Un altro “patakí” racconta di come Changó venne promosso al livello di “oricha” da Olofín dopo essere stato ammonito per la condotta da tiranno tenuta durante il proprio regno, comportamento del quale si è poi pentito; da quel momento, Changó governa dal cielo, lanciando saette, tuoni e tempeste e suscitando l’ammirazione di tutti sulla terra.

È attraverso i sistemi di divinazione e mediante i “patakíes” che il “santero” interpreta e comunica adeguatamente il volere degli dei. Le norme morali da essi derivate sono all’interno di un raggio d’azione umano. Di conseguenza le virtù stimolano il comportamento del credente e i suoi errori lo tengono allertato sulle conseguenze che ne possono derivare.

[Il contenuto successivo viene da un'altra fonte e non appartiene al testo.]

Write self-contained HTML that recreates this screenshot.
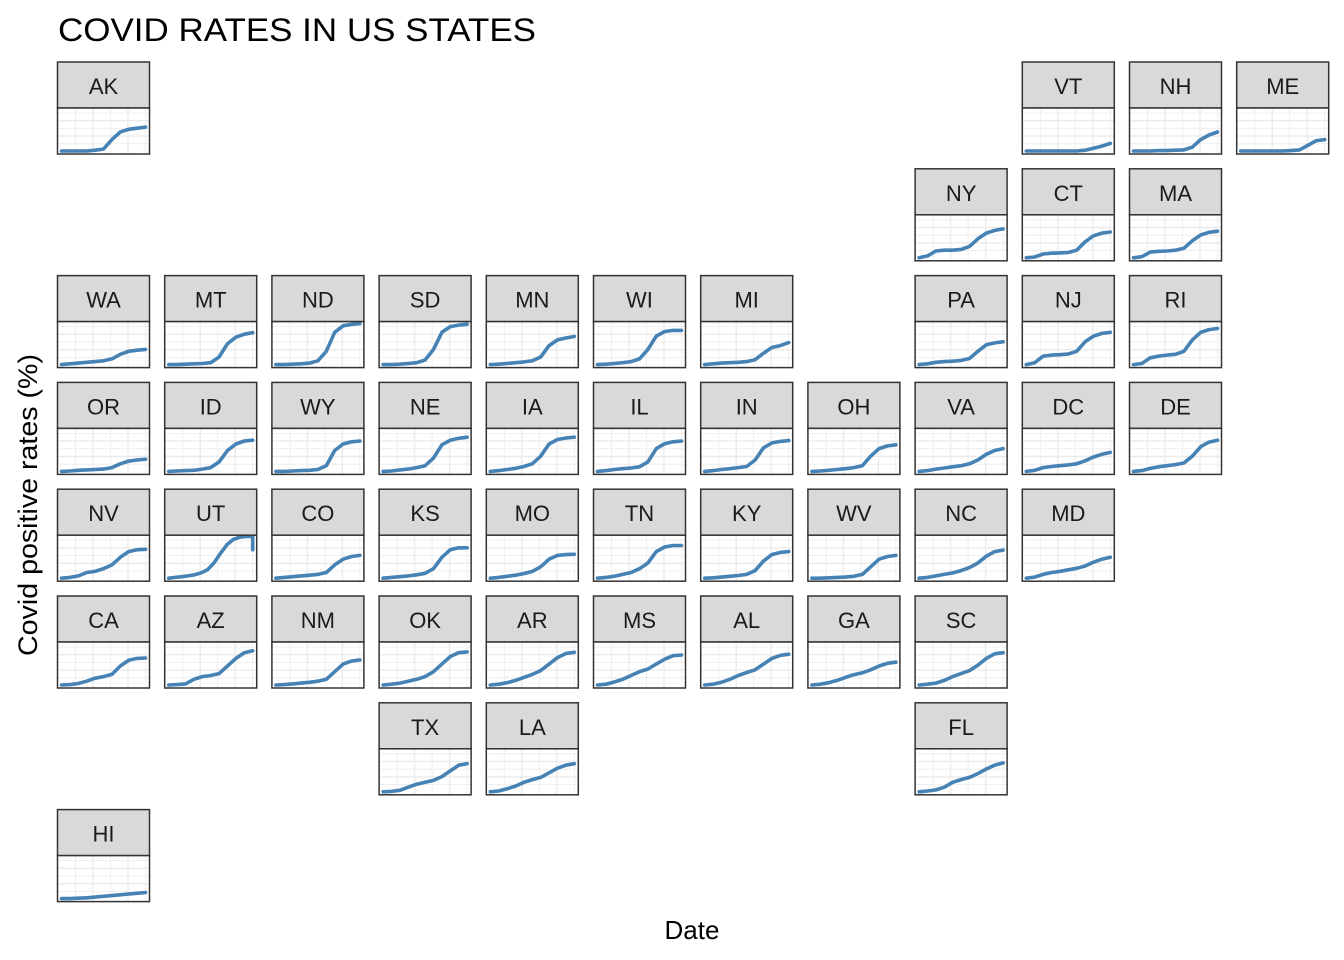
<!DOCTYPE html>
<html><head><meta charset="utf-8"><style>
html,body{margin:0;padding:0;background:#fff;}
svg{display:block;font-family:"Liberation Sans",Arial,sans-serif;}
</style></head><body>
<svg id="chart" width="1344" height="960" viewBox="0 0 1344 960">
<text x="58" y="41" font-size="32" textLength="478" lengthAdjust="spacingAndGlyphs" fill="#000">COVID RATES IN US STATES</text>
<text x="692" y="939" font-size="26" text-anchor="middle" fill="#000">Date</text>
<text transform="translate(37,505) rotate(-90)" font-size="27" text-anchor="middle" textLength="302" lengthAdjust="spacingAndGlyphs" fill="#000">Covid positive rates (%)</text>
<g id="panels"></g>
</svg>
<script>
const states = ["AK","VT","NH","ME","NY","CT","MA","WA","MT","ND","SD","MN","WI","MI","PA","NJ","RI","OR","ID","WY","NE","IA","IL","IN","OH","VA","DC","DE","NV","UT","CO","KS","MO","TN","KY","WV","NC","MD","CA","AZ","NM","OK","AR","MS","AL","GA","SC","TX","LA","FL","HI"];
const cols = [0,9,10,11,8,9,10,0,1,2,3,4,5,6,8,9,10,0,1,2,3,4,5,6,7,8,9,10,0,1,2,3,4,5,6,7,8,9,0,1,2,3,4,5,6,7,8,3,4,8,0];
const rows = [0,0,0,0,1,1,1,2,2,2,2,2,2,2,2,2,2,3,3,3,3,3,3,3,3,3,3,3,4,4,4,4,4,4,4,4,4,4,5,5,5,5,5,5,5,5,5,6,6,6,7];
const rates = [
[0,0,0,0,0.02,0.05,0.3,0.5,0.57,0.6,0.63],
[0,0,0,0,0,0,0,0.02,0.07,0.13,0.2],
[0,0,0,0.01,0.01,0.02,0.03,0.1,0.3,0.42,0.5],
[0,0,0,0,0,0,0.01,0.03,0.15,0.27,0.3],
[0,0.05,0.18,0.2,0.2,0.22,0.3,0.5,0.65,0.72,0.76],
[0,0.02,0.1,0.12,0.13,0.14,0.2,0.42,0.58,0.65,0.68],
[0,0.03,0.15,0.17,0.18,0.2,0.25,0.45,0.6,0.67,0.7],
[0,0.02,0.04,0.06,0.08,0.1,0.15,0.27,0.35,0.38,0.4],
[0,0,0.01,0.02,0.03,0.05,0.2,0.55,0.72,0.8,0.84],
[0,0,0.01,0.02,0.04,0.1,0.35,0.85,1.02,1.06,1.08],
[0,0,0.01,0.03,0.05,0.12,0.4,0.85,1,1.04,1.06],
[0,0.01,0.03,0.05,0.07,0.1,0.2,0.5,0.65,0.7,0.74],
[0,0.01,0.03,0.05,0.08,0.15,0.4,0.75,0.87,0.9,0.9],
[0,0.02,0.04,0.05,0.06,0.08,0.13,0.3,0.45,0.5,0.58],
[0,0.02,0.06,0.08,0.09,0.11,0.16,0.35,0.52,0.57,0.6],
[0,0.05,0.22,0.25,0.26,0.28,0.35,0.6,0.75,0.82,0.85],
[0,0.03,0.18,0.22,0.25,0.27,0.35,0.65,0.85,0.92,0.95],
[0,0.01,0.03,0.04,0.05,0.06,0.1,0.2,0.27,0.3,0.32],
[0,0.01,0.02,0.03,0.06,0.1,0.25,0.55,0.72,0.8,0.82],
[0,0,0.01,0.02,0.03,0.05,0.15,0.55,0.72,0.78,0.8],
[0,0.01,0.04,0.06,0.1,0.15,0.35,0.7,0.82,0.87,0.9],
[0,0.02,0.05,0.08,0.13,0.2,0.4,0.72,0.84,0.88,0.9],
[0,0.02,0.05,0.07,0.09,0.12,0.25,0.6,0.73,0.78,0.8],
[0,0.02,0.05,0.07,0.1,0.13,0.3,0.62,0.75,0.79,0.81],
[0,0.01,0.03,0.05,0.07,0.1,0.15,0.4,0.6,0.67,0.7],
[0,0.02,0.06,0.09,0.12,0.15,0.2,0.3,0.45,0.55,0.6],
[0,0.03,0.1,0.13,0.15,0.17,0.2,0.28,0.38,0.45,0.5],
[0,0.02,0.08,0.12,0.15,0.18,0.22,0.4,0.65,0.77,0.82],
[0,0.02,0.06,0.15,0.18,0.25,0.35,0.55,0.7,0.75,0.76],
[0,0.02,0.04,0.06,0.09,0.14,0.22,0.4,0.65,0.88,1.02,1.08,1.1,1.1,0.75],
[0,0.02,0.04,0.06,0.08,0.1,0.15,0.35,0.5,0.57,0.6],
[0,0.02,0.04,0.06,0.09,0.13,0.25,0.55,0.75,0.8,0.8],
[0,0.02,0.05,0.08,0.12,0.18,0.3,0.5,0.6,0.62,0.63],
[0,0.02,0.05,0.1,0.15,0.25,0.4,0.7,0.82,0.86,0.86],
[0,0.01,0.03,0.05,0.07,0.1,0.2,0.45,0.62,0.68,0.7],
[0,0,0.01,0.02,0.03,0.05,0.1,0.3,0.5,0.57,0.6],
[0,0.02,0.06,0.1,0.14,0.2,0.28,0.4,0.58,0.7,0.74],
[0,0.03,0.1,0.15,0.18,0.22,0.26,0.32,0.42,0.5,0.55],
[0,0.01,0.04,0.1,0.18,0.22,0.28,0.5,0.65,0.7,0.71],
[0,0.01,0.03,0.15,0.22,0.25,0.3,0.5,0.7,0.85,0.9],
[0,0.01,0.03,0.05,0.07,0.1,0.15,0.35,0.55,0.63,0.66],
[0,0.02,0.05,0.1,0.15,0.22,0.35,0.55,0.75,0.85,0.87],
[0,0.02,0.06,0.12,0.2,0.28,0.38,0.55,0.72,0.83,0.86],
[0,0.02,0.08,0.15,0.25,0.35,0.42,0.55,0.68,0.77,0.79],
[0,0.02,0.07,0.15,0.25,0.33,0.4,0.55,0.7,0.78,0.81],
[0,0.02,0.06,0.12,0.2,0.27,0.32,0.4,0.5,0.57,0.6],
[0,0.02,0.05,0.12,0.22,0.3,0.38,0.52,0.7,0.82,0.85],
[0,0.01,0.04,0.12,0.2,0.25,0.3,0.4,0.55,0.7,0.74],
[0,0.02,0.08,0.15,0.25,0.32,0.38,0.5,0.62,0.7,0.74],
[0,0.02,0.05,0.12,0.25,0.32,0.38,0.48,0.6,0.7,0.76],
[0,0,0.01,0.02,0.04,0.06,0.08,0.1,0.12,0.14,0.16]
];
const NS="http://www.w3.org/2000/svg";
const g=document.getElementById('panels');
const PW=92, SH=46, PH=46;
function mk(t,a,p){const e=document.createElementNS(NS,t);for(const k in a)e.setAttribute(k,a[k]);(p||g).appendChild(e);return e;}
function xScale(i,n,x0){return x0+4+(PW-8)*Math.min(i,n-2)/(n-2);}
function yScale(v,y0){return y0+SH+43-v*38;}
states.forEach((s,k)=>{
  const x0=57.5+cols[k]*107.2, y0=62+rows[k]*106.8;
  const grp=mk('g',{});
  
  
  const strip=mk('rect',{x:x0,y:y0,width:PW,height:SH,fill:'#d9d9d9',stroke:'#333','stroke-width':1.5},grp);
  
  
  const lab=mk('text',{x:x0+PW/2,y:y0+SH/2+9,'font-size':22,'text-anchor':'middle',fill:'#1a1a1a'},grp);
  lab.textContent=s;
  
  
  const py=y0+SH;
  mk('rect',{x:x0,y:py,width:PW,height:PH,fill:'#fff'},grp);
  for(let i=0;i<5;i++){const yy=py+5+i*7.7;mk('line',{x1:x0,x2:x0+PW,y1:yy,y2:yy,stroke:'#ebebeb','stroke-width':i%2?1.4:0.8},grp);}
  for(let i=0;i<5;i++){const xx=x0+18+i*17.5;mk('line',{x1:xx,x2:xx,y1:py,y2:py+PH,stroke:'#ebebeb','stroke-width':i%2?1.4:0.8},grp);}
  const vals=rates[k];
  const n=vals.length;
  const pts=vals.map((v,i)=>{
    const xi = (s==='UT') ? xScale(i,n,x0) : x0+4+(PW-8)*i/(n-1);
    return xi.toFixed(1)+','+yScale(v,y0).toFixed(1);
  }).join(' ');
  const line=mk('polyline',{points:pts,fill:'none',stroke:'#4682b4','stroke-width':3.6,'stroke-linejoin':'round','stroke-linecap':'round'},grp);
  
  
  mk('rect',{x:x0,y:py,width:PW,height:PH,fill:'none',stroke:'#333','stroke-width':1.5},grp);
});
</script>
</body></html>
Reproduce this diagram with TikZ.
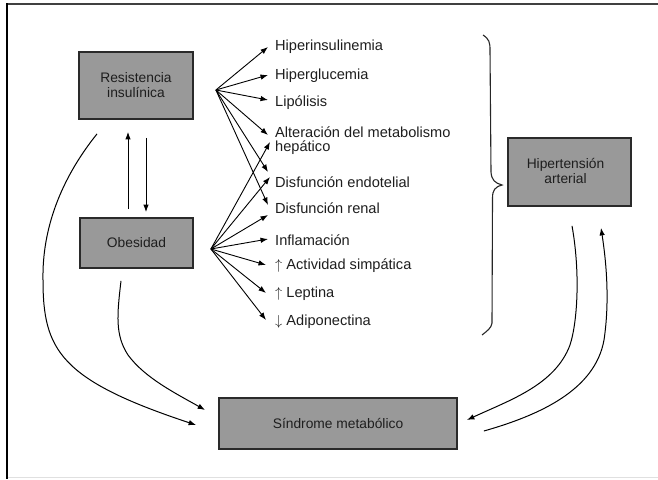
\documentclass[tikz,border=0pt]{standalone}
\usepackage{fontspec}
\setmainfont{Liberation Sans}
\usetikzlibrary{arrows.meta,calc}
\definecolor{boxfill}{HTML}{999999}
\definecolor{boxline}{HTML}{2A2A2A}
\definecolor{ink}{HTML}{1E1E1E}
\newcommand{\upmark}{$\uparrow$}
\newcommand{\downmark}{$\downarrow$}

\begin{document}
\begin{tikzpicture}[x=1pt,y=-1pt,
  box/.style={draw=boxline, line width=1.8pt, fill=boxfill, text=ink, align=center,
    inner sep=0pt, font=\fontsize{13.8}{15}\selectfont},
  item/.style={anchor=west, inner sep=0pt, text=ink, align=left,
    font=\fontsize{14.6}{14}\selectfont},
  arr/.style={-{Latex[length=7.5pt,width=5.5pt]}, line width=0.9pt, black},
  curve/.style={arr, line width=1pt},
  frame/.style={line width=2pt}
]
\useasboundingbox (0,0) rectangle (658,479);

% frame lines
\draw[frame, black!75] (6,4) -- (658,4);
\draw[frame, black] (7,3) -- (7,479);
\draw[line width=1pt, black!12] (8,477.5) -- (658,477.5);

% main boxes
\node[box, minimum width=114pt, minimum height=67pt] (res) at (136,85.5) {Resistencia\\insulínica};
\node[box, minimum width=113pt, minimum height=50pt] (obe) at (136.5,243) {Obesidad};
\node[box, minimum width=123pt, minimum height=68pt] (hta) at (569.5,172) {};
\node[text=ink, align=center, inner sep=0pt, font=\fontsize{13.8}{15}\selectfont]
  (htatext) at ($(hta.center)+(-4,-1)$) {Hipertensión\\arterial};
\node[box, minimum width=238pt, minimum height=51pt] (sin) at (338,423.5) {Síndrome metabólico};

% list of consequences
\node[item] (hin) at (275,47) {Hiperinsulinemia};
\node[item] (hgl) at (275,76) {Hiperglucemia};
\node[item] (lip) at (275,103) {Lipólisis};
\node[item] (alt) at (275,141) {Alteración del metabolismo\\hepático};
\node[item] (end) at (275,182) {Disfunción endotelial};
\node[item] (ren) at (275,208) {Disfunción renal};
\node[item] (inf) at (275,240) {Inflamación};
\node[item] (act) at (275,266) {\upmark\ Actividad simpática};
\node[item] (lep) at (275,294) {\upmark\ Leptina};
\node[item] (adi) at (275,322) {\downmark\ Adiponectina};

% fan origins
\coordinate (fanR) at ($(res.east)+(22,4.5)$);
\coordinate (fanO) at ($(obe.east)+(17,6)$);

% fan from Resistencia insulinica
\draw[arr] (fanR) -- ($(hin.west)+(-7,0)$);
\draw[arr] (fanR) -- ($(hgl.west)+(-7,-1)$);
\draw[arr] (fanR) -- ($(lip.west)+(-7,-3)$);
\draw[arr] (fanR) -- ($(alt.west)+(-7,-6)$);
\draw[arr] (fanR) -- ($(end.west)+(-7,-10)$);
\draw[arr] (fanR) -- ($(ren.west)+(-7,-3)$);

% fan from Obesidad
\draw[arr] (fanO) -- ($(alt.west)+(-5,1)$);
\draw[arr] (fanO) -- ($(end.west)+(-5,-5)$);
\draw[arr] (fanO) -- ($(ren.west)+(-7,7)$);
\draw[arr] (fanO) -- ($(inf.west)+(-7,-1)$);
\draw[arr] (fanO) -- ($(act.west)+(-9,-1)$);
\draw[arr] (fanO) -- ($(lep.west)+(-9,-1)$);
\draw[arr] (fanO) -- ($(adi.west)+(-9,-2)$);

% two-way link between Resistencia and Obesidad
\draw[arr] ($(obe.north)+(-8.5,-8)$) -- ($(res.south)+(-8,12)$);
\draw[arr] ($(res.south)+(10,18)$) -- ($(obe.north)+(9.5,-5)$);

% curved links into Sindrome metabolico
\draw[curve] ($(res.south)+(-39,14)$)
  .. controls (60,180) and (42,230) .. (43,280)
  .. controls (43,350) and (60,380) .. ($(sin.west)+(-22,1.5)$);
\draw[curve] ($(obe.south)+(-15.5,12)$)
  .. controls (117,315) and (115,335) .. (128,355)
  .. controls (145,378) and (175,393) .. ($(sin.west)+(-13,-13.5)$);
\draw[curve] ($(hta.south)+(2.5,19)$)
  .. controls (580,270) and (578,320) .. (570,345)
  .. controls (555,385) and (510,400) .. ($(sin.east)+(9,-3.5)$);
\draw[curve] ($(sin.east)+(26,7.5)$)
  .. controls (540,415) and (595,390) .. (604,340)
  .. controls (610,300) and (606,260) .. ($(hta.south)+(31.5,21)$);

% brace grouping the list
\draw[line width=1.1pt, black!85]
  (483,35) .. controls (489,39) and (490,42) .. (490,50)
  -- (491,172) .. controls (491.5,180) and (495,183) .. (502,185)
  .. controls (495,187) and (492.5,190) .. (492.5,198)
  -- (492,323) .. controls (491.5,328) and (487,331) .. (482,335);
\end{tikzpicture}
\end{document}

La “Santería” offre un livello di flessibilità che nasce dalla volontà di ricerca dell’equilibrio e del miglioramento delle condizioni umane, nell’arco degli elementi considerati sacri per il “santero”, ossia la famiglia, la casa, i rapporti. La “Santería” permette la partecipazione ai suoi rituali anche a persone che non sono iniziate o credenti. Come sistema filosofico, la “Santería” dà spazio alla riflessione, al ragionamento ed alle trasgressioni, caratteristiche proprie degli “orichas” e degli esseri umani. Le “moyugbas” (preghiere) e le canzoni superano i limiti geografici e temporali, così come Changó non bada a frontiere lanciandoci i suoi fulmini e inviandoci le sue tempeste ovunque ci troviamo, a conferma del suo carattere dinamico e scherzoso.

Changó non è il fuoco che arde nell’inferno, è la fiamma della vita, è la vita stessa che non ci perde di vista per ricordarci il vecchio proverbio yoruba “Osé burukú, Olorum ri wo” (“L’occhio di Dio ti guarda quando non ti comporti bene”).